La livraison du bâtiment bordelais est prévue pour octobre 2018, ce qui laisse encore du temps à la société de finaliser son radiateur Q.rad et arrêter le choix de la carte mère. Ensuite, le cycle de vie est de 3 à 5 ans, un délai après lequel les Q.rad sont « remplacés gratuitement [...] afin d’assurer la performance de notre parc informatique » précise la société.
La puissance de calcul est revendue... et parfois « offerte » à des projets
Sur son autre facette, Qarnot se présente comme un « cloud provider » et vise deux gros secteurs d'activité : le monde de la finance pour le calcul de risques et celui de la création 3D. Il vend ainsi de la puissance CPU à des sociétés externes et rembourse l'électricité utilisée par ses radiateurs aux occupants des logements.
Sur son site, Qarnot annonce un tarif de 25 centimes/h HT par CPU (Core i7 avec 4 cœurs à 4 GHz), avec une facturation à la seconde.
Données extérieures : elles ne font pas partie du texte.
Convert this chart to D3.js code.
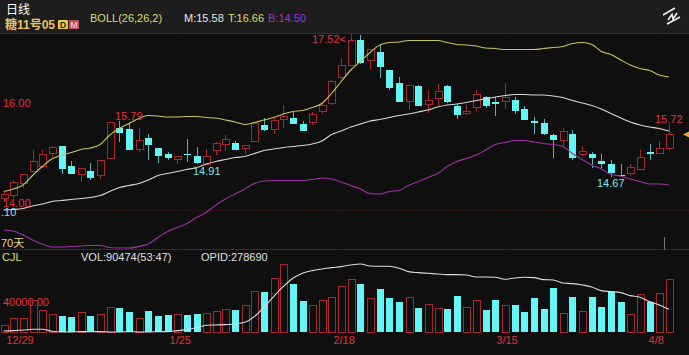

Deux formules sont proposées : prépayée ou mensuelle, avec un montant que vous définissez, avec éventuellement des remises. Bien évidemment, le tarif s'adapte en fonction de la vitesse de fonctionnement du processeur, dépendant directement du niveau de chauffe demandé par les occupants des logements. Un CPU à 50 % de sa vitesse sera ainsi facturé 12,5 centimes/h HT par exemple.
Bien évidemment, Qarnot respecte la consigne de chauffe de l'utilisateur et n'ira pas faire fonctionner un radiateur à plein régime si l'utilisateur ne l'a pas demandé. À contrario, lorsque la demande est inférieure à l'offre, la société peut « offrir du calcul » : des rendus pour la fondation Blender, des projets étudiants ou encore des participations aux programmes BOINC. « On ne fait jamais de calcul pour rien » nous affirme Clément Pellegrini.
Bien évidemment, en été la capacité de calcul est diminuée. Comme la société l'explique dans sa foire aux questions, « en utilisant des processeurs à une fréquence plus basse et en choisissant des sites de déploiement adaptés, Qarnot réussit à garder une capacité minimale de calcul toute l’année ». Si la demande devait être plus importante que l'offre, elle peut nouer des partenariats avec « des datacenters écologiques » afin d'assurer une continuité de service.